# Task prompt:
Nothing outside the range from the line with "Reproduce this diagram with TikZ." to the line with "(p9) at (905,131);" belongs in the copy, and no pictures do either; repeat that range exactly.

※ ※ ※

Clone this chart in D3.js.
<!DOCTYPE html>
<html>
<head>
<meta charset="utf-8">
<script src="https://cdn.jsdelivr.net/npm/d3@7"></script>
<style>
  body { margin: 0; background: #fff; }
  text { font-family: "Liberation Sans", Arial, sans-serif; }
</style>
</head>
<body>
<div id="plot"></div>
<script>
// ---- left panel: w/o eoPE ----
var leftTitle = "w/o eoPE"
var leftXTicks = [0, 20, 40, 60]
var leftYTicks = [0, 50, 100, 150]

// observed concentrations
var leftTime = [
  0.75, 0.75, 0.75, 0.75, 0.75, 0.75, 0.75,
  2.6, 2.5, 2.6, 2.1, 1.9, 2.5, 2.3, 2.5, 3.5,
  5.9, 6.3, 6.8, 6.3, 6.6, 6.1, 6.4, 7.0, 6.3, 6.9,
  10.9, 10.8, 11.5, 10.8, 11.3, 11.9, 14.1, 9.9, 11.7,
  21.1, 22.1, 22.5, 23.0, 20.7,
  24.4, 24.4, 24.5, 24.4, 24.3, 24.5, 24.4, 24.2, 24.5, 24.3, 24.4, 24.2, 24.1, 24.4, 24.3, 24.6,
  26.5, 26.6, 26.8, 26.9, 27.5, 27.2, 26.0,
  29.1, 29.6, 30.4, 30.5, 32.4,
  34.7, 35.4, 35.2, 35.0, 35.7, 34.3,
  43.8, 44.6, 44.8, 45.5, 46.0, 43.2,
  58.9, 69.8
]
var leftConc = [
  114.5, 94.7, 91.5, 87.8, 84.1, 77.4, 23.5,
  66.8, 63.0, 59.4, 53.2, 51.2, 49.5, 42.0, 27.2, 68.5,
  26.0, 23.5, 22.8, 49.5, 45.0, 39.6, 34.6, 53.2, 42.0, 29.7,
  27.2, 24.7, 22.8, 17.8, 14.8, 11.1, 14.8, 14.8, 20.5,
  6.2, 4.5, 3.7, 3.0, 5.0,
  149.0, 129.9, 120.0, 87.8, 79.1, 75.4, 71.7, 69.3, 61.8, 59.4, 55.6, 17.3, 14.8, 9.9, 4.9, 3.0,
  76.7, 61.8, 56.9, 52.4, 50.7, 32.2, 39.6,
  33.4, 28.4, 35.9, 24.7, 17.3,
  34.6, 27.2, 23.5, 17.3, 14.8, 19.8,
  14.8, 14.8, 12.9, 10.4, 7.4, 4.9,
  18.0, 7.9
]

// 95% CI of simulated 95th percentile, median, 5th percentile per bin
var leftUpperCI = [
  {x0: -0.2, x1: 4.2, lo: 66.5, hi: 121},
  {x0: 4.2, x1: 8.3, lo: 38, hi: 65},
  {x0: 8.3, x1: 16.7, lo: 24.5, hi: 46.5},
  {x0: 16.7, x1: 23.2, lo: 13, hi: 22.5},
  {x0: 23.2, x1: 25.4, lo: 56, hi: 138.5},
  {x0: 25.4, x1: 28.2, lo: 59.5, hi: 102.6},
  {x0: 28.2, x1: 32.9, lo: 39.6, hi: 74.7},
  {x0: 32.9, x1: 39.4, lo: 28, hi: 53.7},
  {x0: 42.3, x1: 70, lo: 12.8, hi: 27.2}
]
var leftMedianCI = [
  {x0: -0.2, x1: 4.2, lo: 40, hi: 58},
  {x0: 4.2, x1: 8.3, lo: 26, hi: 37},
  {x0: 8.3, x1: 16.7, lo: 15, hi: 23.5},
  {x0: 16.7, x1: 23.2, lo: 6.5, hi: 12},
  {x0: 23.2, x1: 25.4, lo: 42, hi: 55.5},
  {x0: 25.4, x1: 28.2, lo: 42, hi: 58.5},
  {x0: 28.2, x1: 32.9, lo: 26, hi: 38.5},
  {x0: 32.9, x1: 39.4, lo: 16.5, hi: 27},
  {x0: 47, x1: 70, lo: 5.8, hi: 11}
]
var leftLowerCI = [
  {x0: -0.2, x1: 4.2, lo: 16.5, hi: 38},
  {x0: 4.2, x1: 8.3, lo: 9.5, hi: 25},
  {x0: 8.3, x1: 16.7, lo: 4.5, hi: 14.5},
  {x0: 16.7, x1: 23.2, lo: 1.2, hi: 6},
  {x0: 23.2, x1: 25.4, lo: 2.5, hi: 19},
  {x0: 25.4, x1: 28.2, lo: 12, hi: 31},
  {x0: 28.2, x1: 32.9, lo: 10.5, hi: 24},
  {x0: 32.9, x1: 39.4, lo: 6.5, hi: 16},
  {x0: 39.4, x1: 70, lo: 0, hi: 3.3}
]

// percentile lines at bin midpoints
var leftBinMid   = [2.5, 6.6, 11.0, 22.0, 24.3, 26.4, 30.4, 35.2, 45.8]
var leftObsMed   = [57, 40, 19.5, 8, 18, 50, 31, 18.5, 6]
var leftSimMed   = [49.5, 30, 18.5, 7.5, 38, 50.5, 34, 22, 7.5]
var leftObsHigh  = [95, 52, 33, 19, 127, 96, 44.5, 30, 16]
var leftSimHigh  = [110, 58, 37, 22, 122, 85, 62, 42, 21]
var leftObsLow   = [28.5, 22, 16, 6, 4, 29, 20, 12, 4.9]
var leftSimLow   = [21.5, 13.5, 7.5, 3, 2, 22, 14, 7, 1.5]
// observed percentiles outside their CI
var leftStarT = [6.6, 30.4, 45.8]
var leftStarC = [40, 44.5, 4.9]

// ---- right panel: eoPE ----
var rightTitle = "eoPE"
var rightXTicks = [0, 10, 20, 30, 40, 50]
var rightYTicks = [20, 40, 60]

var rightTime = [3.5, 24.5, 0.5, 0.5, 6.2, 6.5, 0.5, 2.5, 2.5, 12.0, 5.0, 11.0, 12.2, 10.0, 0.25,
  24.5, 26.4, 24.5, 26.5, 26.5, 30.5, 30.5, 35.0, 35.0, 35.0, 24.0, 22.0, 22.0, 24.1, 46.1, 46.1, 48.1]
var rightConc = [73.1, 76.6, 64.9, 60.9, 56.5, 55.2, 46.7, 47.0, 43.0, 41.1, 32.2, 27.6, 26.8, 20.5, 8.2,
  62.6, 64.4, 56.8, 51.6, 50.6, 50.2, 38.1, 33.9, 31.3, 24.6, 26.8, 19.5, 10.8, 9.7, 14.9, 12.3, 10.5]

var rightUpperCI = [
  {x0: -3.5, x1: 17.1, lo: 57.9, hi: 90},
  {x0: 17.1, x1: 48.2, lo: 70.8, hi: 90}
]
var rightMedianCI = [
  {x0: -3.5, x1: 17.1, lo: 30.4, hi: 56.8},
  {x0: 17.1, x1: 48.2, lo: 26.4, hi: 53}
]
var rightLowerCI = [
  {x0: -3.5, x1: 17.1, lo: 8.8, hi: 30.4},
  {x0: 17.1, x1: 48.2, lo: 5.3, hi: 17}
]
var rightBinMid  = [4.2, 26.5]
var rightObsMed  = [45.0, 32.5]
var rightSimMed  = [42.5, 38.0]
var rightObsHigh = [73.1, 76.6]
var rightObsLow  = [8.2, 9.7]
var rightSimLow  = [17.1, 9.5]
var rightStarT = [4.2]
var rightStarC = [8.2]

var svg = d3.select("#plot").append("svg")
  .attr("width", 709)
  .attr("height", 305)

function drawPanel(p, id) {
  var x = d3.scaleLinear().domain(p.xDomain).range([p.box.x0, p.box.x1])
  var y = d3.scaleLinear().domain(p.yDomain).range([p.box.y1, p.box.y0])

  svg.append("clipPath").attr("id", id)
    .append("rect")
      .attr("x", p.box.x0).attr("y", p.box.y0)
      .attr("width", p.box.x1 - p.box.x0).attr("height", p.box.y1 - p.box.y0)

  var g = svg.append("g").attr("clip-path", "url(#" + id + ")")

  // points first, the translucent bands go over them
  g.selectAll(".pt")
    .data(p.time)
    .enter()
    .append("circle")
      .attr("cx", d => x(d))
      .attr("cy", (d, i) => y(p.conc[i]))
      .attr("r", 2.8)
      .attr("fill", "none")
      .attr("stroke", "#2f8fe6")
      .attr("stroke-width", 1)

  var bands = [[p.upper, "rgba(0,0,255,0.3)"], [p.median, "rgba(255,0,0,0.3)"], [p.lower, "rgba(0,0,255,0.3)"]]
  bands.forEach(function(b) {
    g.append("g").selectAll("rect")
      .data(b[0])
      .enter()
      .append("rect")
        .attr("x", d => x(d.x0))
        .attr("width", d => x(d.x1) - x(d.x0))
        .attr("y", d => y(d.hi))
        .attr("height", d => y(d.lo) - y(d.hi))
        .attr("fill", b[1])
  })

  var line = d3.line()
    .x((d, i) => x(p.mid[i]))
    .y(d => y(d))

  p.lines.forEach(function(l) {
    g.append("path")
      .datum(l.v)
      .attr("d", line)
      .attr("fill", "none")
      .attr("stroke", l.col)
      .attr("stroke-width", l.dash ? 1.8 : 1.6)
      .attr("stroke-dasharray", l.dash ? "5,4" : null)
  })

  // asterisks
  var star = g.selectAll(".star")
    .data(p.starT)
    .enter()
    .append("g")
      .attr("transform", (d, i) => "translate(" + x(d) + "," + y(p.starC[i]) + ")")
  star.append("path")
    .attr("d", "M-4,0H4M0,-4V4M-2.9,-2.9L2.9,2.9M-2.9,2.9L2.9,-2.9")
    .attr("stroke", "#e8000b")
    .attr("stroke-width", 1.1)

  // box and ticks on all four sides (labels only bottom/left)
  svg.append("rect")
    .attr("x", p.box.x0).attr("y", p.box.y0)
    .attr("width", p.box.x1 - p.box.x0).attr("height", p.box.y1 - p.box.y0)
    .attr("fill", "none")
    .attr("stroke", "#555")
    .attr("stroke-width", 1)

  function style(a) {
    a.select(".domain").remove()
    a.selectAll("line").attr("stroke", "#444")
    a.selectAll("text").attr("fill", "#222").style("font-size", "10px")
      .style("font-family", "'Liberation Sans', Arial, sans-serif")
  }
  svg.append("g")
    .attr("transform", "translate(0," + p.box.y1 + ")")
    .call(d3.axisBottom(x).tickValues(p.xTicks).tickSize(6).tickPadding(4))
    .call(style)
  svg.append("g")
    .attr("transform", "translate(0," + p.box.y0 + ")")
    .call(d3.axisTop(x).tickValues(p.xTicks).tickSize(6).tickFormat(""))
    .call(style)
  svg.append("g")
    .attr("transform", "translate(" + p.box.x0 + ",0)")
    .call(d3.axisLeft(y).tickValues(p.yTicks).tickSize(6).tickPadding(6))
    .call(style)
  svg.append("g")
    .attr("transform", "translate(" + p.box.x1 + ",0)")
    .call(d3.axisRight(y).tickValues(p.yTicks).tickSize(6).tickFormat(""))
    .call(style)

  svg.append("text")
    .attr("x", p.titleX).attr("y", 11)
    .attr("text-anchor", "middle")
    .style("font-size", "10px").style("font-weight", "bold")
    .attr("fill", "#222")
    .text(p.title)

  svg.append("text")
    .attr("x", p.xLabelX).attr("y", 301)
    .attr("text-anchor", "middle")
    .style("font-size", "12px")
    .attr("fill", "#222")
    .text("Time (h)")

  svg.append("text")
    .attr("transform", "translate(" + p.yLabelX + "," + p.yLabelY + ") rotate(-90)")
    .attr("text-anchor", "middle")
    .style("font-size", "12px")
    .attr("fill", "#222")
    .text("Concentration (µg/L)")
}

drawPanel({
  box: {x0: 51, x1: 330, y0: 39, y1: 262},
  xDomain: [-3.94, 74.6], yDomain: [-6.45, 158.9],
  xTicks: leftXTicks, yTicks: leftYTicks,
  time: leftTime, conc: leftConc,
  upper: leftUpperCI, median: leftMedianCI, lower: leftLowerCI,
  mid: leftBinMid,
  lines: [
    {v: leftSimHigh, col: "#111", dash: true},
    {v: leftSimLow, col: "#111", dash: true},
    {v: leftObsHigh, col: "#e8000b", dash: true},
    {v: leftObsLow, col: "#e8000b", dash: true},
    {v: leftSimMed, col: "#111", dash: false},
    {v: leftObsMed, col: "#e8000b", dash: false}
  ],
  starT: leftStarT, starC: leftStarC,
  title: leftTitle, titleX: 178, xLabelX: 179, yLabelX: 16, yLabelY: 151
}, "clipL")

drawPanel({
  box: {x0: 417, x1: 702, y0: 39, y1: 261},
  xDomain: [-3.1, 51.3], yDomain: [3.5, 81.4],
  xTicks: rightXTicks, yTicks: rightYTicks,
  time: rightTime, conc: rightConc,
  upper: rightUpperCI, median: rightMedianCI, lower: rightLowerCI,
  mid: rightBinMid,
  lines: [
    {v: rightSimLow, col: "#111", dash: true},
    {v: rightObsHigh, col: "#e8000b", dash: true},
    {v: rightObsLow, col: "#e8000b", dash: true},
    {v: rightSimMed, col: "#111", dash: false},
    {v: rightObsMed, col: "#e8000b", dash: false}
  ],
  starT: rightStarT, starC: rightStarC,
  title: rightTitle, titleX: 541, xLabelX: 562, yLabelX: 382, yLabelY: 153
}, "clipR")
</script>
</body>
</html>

※ ※ ※

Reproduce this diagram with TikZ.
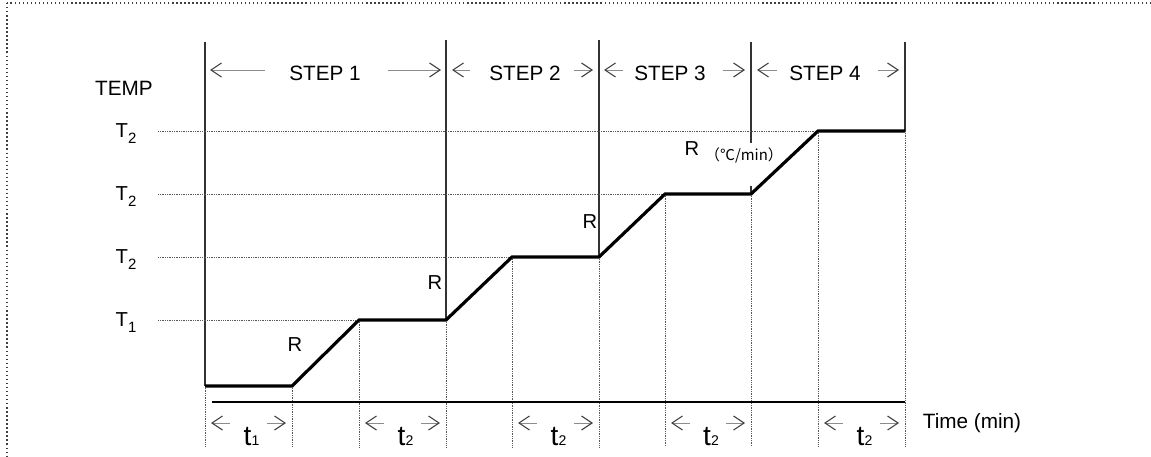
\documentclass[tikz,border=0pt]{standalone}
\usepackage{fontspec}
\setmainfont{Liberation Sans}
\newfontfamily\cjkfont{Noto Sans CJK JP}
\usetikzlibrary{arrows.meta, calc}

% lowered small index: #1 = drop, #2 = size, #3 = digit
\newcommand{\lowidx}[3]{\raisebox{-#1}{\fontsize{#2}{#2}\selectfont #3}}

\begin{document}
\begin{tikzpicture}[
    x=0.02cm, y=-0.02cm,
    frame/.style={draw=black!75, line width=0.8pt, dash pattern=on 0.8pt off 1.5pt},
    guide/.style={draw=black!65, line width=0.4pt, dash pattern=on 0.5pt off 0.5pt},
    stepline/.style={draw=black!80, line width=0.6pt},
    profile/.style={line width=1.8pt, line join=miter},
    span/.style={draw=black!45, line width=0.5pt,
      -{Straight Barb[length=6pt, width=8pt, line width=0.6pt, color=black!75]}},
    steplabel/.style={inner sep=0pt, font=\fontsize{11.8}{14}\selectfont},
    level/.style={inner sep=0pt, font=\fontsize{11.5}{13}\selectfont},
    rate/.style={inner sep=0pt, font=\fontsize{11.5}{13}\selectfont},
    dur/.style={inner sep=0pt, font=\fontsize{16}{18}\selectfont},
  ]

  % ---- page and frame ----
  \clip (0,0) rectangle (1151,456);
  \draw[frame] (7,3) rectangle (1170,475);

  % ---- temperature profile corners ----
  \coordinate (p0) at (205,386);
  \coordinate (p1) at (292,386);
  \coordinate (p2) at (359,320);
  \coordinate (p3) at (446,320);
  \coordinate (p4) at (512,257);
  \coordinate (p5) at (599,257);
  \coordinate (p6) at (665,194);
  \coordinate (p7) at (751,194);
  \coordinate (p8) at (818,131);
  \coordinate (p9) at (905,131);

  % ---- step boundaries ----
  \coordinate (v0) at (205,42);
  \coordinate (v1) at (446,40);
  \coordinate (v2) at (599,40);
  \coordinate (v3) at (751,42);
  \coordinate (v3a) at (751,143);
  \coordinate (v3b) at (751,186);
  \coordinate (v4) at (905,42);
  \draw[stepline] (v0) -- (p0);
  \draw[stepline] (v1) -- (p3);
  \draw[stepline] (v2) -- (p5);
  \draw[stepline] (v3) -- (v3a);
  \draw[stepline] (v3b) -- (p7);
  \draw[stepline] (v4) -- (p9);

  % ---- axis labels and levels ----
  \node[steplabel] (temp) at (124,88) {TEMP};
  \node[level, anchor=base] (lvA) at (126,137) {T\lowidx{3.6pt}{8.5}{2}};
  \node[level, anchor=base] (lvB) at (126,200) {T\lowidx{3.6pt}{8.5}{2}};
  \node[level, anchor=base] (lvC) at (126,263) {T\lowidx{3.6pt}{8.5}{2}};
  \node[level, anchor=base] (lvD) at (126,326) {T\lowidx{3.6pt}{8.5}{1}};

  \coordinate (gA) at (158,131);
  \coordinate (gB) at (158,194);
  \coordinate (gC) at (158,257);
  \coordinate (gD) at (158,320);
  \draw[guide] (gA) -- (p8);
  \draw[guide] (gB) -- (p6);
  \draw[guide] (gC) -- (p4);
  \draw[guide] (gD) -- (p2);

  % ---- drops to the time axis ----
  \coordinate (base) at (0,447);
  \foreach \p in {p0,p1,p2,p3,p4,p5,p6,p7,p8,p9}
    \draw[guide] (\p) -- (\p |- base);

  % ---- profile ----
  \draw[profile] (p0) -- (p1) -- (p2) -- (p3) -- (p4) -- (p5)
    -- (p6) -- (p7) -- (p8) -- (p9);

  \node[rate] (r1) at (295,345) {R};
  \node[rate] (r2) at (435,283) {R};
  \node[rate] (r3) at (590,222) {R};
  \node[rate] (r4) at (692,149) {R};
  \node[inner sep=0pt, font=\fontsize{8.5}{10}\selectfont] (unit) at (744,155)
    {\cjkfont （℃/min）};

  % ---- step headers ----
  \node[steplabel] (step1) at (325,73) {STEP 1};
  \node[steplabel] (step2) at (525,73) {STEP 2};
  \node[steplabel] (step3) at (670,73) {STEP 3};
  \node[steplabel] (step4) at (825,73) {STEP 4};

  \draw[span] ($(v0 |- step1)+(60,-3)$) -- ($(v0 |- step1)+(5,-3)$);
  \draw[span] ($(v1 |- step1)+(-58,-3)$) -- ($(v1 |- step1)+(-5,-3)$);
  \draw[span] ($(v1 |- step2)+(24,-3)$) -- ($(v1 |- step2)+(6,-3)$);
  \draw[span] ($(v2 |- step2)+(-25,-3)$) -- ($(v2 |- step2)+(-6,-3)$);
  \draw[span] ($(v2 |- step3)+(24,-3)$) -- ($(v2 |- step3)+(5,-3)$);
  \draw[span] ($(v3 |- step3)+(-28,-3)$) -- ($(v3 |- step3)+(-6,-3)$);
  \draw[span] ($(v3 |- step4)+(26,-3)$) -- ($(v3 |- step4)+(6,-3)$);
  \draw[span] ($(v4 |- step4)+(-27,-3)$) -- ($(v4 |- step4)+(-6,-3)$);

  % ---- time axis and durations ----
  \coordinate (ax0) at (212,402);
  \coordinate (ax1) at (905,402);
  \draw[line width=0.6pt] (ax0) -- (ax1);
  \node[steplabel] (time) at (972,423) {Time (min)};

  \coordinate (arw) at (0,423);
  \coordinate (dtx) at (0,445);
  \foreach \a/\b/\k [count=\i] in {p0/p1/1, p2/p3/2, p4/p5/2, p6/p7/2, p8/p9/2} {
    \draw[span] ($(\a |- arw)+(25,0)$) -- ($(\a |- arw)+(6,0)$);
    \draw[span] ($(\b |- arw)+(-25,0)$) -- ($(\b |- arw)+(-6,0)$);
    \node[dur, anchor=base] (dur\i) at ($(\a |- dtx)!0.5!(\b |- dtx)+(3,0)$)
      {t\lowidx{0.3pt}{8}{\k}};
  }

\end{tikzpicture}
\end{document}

※ ※ ※

# Solution for this task:
Reproduce this diagram with TikZ.
\documentclass[tikz,border=0pt]{standalone}
\usepackage{fontspec}
\setmainfont{Liberation Sans}
\newfontfamily\cjkfont{Noto Sans CJK JP}
\usetikzlibrary{arrows.meta, calc}

% lowered small index: #1 = drop, #2 = size, #3 = digit
\newcommand{\lowidx}[3]{\raisebox{-#1}{\fontsize{#2}{#2}\selectfont #3}}

\begin{document}
\begin{tikzpicture}[
    x=0.02cm, y=-0.02cm,
    frame/.style={draw=black!75, line width=0.8pt, dash pattern=on 0.8pt off 1.5pt},
    guide/.style={draw=black!65, line width=0.4pt, dash pattern=on 0.5pt off 0.5pt},
    stepline/.style={draw=black!80, line width=0.6pt},
    profile/.style={line width=1.8pt, line join=miter},
    span/.style={draw=black!45, line width=0.5pt,
      -{Straight Barb[length=6pt, width=8pt, line width=0.6pt, color=black!75]}},
    steplabel/.style={inner sep=0pt, font=\fontsize{11.8}{14}\selectfont},
    level/.style={inner sep=0pt, font=\fontsize{11.5}{13}\selectfont},
    rate/.style={inner sep=0pt, font=\fontsize{11.5}{13}\selectfont},
    dur/.style={inner sep=0pt, font=\fontsize{16}{18}\selectfont},
  ]

  % ---- page and frame ----
  \clip (0,0) rectangle (1151,456);
  \draw[frame] (7,3) rectangle (1170,475);

  % ---- temperature profile corners ----
  \coordinate (p0) at (205,386);
  \coordinate (p1) at (292,386);
  \coordinate (p2) at (359,320);
  \coordinate (p3) at (446,320);
  \coordinate (p4) at (512,257);
  \coordinate (p5) at (599,257);
  \coordinate (p6) at (665,194);
  \coordinate (p7) at (751,194);
  \coordinate (p8) at (818,131);
  \coordinate (p9) at (905,131);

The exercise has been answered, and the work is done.